Data block
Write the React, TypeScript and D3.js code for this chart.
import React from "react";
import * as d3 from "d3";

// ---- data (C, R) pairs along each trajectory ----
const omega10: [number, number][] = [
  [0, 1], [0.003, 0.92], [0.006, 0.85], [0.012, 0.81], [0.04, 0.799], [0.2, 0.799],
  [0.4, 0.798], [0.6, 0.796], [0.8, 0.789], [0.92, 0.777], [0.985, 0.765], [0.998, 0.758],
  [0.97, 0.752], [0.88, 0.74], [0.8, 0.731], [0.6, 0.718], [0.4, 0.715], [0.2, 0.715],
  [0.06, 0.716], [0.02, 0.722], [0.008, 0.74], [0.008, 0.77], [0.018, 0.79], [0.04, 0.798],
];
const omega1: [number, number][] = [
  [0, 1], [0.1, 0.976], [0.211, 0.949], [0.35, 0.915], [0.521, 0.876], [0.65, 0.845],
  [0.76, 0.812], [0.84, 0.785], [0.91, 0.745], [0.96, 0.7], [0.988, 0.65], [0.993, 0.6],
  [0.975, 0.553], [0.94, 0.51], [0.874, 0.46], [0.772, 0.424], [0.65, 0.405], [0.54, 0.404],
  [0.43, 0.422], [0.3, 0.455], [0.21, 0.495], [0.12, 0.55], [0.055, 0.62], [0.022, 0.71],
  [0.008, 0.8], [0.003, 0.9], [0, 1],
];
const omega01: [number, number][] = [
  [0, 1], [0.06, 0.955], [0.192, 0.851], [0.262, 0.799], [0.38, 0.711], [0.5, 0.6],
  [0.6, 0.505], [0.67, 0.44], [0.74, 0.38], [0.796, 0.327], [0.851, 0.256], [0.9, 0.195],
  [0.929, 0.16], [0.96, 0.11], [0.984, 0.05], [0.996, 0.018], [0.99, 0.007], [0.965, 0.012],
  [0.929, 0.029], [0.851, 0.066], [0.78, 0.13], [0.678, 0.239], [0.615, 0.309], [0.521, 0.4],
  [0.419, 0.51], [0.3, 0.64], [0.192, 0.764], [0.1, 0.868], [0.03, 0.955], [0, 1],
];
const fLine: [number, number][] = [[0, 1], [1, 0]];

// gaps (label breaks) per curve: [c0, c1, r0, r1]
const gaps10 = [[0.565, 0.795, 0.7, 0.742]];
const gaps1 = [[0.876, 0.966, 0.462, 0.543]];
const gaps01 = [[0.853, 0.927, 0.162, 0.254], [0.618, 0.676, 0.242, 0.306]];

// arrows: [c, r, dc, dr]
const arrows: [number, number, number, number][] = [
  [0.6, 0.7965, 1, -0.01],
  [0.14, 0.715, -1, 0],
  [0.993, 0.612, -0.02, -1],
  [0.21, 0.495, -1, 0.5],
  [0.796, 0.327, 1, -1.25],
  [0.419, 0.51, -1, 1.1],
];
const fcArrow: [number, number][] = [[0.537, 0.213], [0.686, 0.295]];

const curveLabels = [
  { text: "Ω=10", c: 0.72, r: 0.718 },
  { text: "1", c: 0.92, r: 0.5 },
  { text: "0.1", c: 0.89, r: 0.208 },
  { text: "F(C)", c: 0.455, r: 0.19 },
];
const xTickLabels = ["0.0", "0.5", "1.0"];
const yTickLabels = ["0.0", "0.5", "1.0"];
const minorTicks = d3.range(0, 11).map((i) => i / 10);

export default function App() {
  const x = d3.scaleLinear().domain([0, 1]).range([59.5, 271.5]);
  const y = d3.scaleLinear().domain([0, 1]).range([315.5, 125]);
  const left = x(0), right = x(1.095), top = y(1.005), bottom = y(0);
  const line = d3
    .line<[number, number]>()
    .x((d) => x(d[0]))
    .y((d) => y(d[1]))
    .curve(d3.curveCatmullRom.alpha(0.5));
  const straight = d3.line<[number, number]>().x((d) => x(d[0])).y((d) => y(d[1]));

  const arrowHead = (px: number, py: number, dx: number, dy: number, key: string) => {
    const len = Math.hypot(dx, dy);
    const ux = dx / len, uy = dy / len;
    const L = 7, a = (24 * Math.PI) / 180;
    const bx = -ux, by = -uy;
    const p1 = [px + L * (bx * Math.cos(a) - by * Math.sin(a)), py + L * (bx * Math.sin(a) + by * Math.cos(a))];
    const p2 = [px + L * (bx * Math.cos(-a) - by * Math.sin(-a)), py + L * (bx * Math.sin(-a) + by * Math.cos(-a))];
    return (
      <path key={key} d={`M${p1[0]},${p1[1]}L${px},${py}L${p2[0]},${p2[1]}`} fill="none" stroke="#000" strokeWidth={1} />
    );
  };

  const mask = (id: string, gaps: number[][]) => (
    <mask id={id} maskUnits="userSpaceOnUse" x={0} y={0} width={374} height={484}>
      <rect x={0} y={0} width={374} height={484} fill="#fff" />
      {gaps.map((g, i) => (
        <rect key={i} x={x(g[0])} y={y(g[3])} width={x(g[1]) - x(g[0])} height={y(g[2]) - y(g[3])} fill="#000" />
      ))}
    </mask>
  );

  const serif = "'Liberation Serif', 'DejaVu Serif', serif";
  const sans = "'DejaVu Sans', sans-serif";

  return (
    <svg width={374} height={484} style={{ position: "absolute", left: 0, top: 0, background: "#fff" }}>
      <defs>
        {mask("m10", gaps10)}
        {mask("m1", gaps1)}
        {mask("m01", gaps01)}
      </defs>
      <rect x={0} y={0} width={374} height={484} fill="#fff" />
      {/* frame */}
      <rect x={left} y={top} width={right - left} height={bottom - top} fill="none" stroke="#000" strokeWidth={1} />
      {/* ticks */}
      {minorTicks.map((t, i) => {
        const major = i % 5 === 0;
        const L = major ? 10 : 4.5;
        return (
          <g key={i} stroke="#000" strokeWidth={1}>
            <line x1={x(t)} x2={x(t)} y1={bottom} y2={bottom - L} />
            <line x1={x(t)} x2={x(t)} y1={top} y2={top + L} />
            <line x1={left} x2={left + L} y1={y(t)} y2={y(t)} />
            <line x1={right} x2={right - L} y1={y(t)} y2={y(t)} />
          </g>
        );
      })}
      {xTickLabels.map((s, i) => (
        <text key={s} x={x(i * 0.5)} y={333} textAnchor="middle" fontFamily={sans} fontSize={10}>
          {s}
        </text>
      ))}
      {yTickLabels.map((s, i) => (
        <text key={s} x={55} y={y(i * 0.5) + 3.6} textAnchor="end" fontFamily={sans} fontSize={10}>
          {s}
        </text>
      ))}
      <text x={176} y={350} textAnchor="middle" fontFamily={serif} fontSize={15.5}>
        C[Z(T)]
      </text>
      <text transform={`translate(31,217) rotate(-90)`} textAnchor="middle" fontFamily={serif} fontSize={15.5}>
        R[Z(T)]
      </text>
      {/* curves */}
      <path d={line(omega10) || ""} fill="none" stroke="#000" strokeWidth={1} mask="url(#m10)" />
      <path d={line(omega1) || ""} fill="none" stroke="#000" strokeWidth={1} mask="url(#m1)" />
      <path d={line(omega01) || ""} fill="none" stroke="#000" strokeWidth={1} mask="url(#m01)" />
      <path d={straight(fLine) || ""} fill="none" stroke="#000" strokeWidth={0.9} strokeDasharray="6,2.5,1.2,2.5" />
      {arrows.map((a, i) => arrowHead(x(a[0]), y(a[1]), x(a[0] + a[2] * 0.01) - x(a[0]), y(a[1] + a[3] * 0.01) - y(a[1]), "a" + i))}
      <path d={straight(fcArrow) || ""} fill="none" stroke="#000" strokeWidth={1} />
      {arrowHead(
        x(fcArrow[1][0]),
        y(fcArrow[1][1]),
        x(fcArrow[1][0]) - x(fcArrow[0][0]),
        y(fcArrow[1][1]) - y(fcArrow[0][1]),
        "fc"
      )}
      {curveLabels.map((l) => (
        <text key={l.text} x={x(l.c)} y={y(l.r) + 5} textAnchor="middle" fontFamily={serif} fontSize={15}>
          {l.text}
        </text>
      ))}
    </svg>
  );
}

Problem details
Begin with the first line of the listing and copy exactly through the line that contains "import * as", please, keeping both ends and leaving out everything after.

Answer to the problem
Write the React, TypeScript and D3.js code for this chart.
import React from "react";
import * as d3 from "d3";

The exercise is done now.